En tant que stratégie néo-impériale, la francophonie est une entreprise sans espoir en Afrique. La langue française, elle, y garde peut-être encore ses chances, comme l'anglais ou le portugais, mais livrée à elle-même comme ses sœurs européennes, en tant qu'organisme vivant autonome, viable par ses seules vertus, libérée des pesanteurs et des calculs du machiavélisme, qui stimulent d'autant plus la course aux indignités de la corruption et de l'irresponsabilité qu'ils glacent l'enthousiasme du créateur, brisent les rêves, éloignent les purs.

Que la langue française en Afrique se confonde, si elle le peut, avec la démocratie, qu'elle y devienne synonyme de liberté, alors se produira le miracle de son acclimatation; c'est du moins notre pari à "Peuples noirs-Peuples africains".

P.N.-P.A.


[1] Remettant 2 milliards de francs cfa à Paul Biya pour lui permettre de réparer, si faire se peut, le désastre causé aux finances camerounaises par la corruption et les détournements de fonds des dirigeants, "les milieux proches du gouvernement français", selon Jeune Afrique, commentent crûment : "plus que jamais, il faut veiller à ce que la rigueur économique n'ébranle pas les régimes amis".

Au moins c'est clair : le mandant de Paul Biya, ce n'est pas le peuple camerounais, mais François Mitterrand. A charge, il est vrai, pour Paul Biya de se transformer en archange Saint-Michel terrassant ce dragon de langue anglaise, ce qu'il fait d'ailleurs très bien puisque le bilinguisme français/anglais, originalité du Cameroun, est en train de devenir lettre morte.

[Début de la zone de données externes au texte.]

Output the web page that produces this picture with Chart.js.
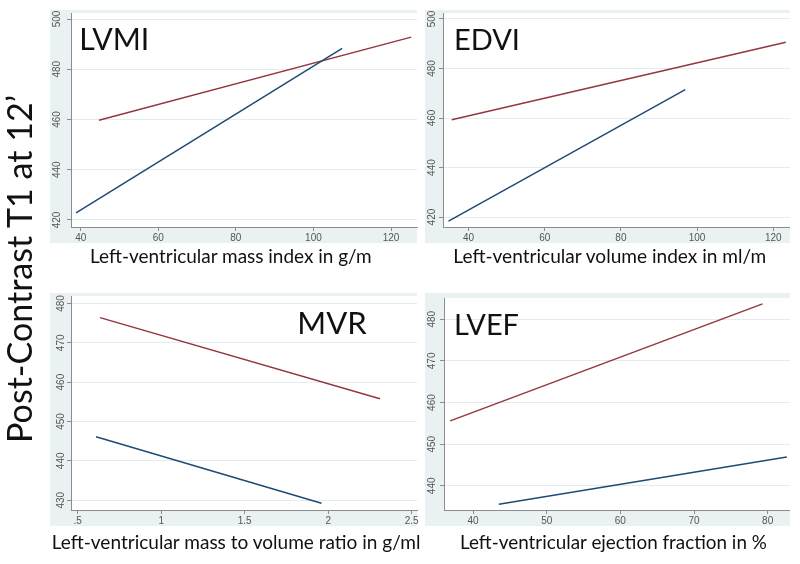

L'incapacité de Paul Biya compromet-elle le développement du Cameroun ? Opposition, alternance, démocratie ? Voilà bien des fadaises pour le congrès d'Epinay et autres estrades. Paul Biya est un ami de François Mitterrand, un point c'est tout. Francophonie rime d'ailleurs avec hégémonie.

Très curieusement, le parti unique, produit de la culture traditionnelle africaine selon les ethnologues français, ravit surtout les... Français, quand il exaspère les Africains. Il paraît que, quand il était Premier Ministre, Jacques Chirac mit Abdou Diouf en garde contre le multipartisme, lui conseillant plutôt le parti unique pluritendanciel, héritage inestimable de la tradition africaine.

[2] Les sources autorisées situent aujourd'hui à 5 % environ en moyenne la proportion d'Africains "francophones" pratiquant régulièrement le français. Autrement dit, environ 95 % des populations africaines de l'Afrique décrétée francophone parlent en réalité... africain, tout simplement. C'est bête, n'est-ce pas ? Oui mais c'est comme cela, et pas autrement.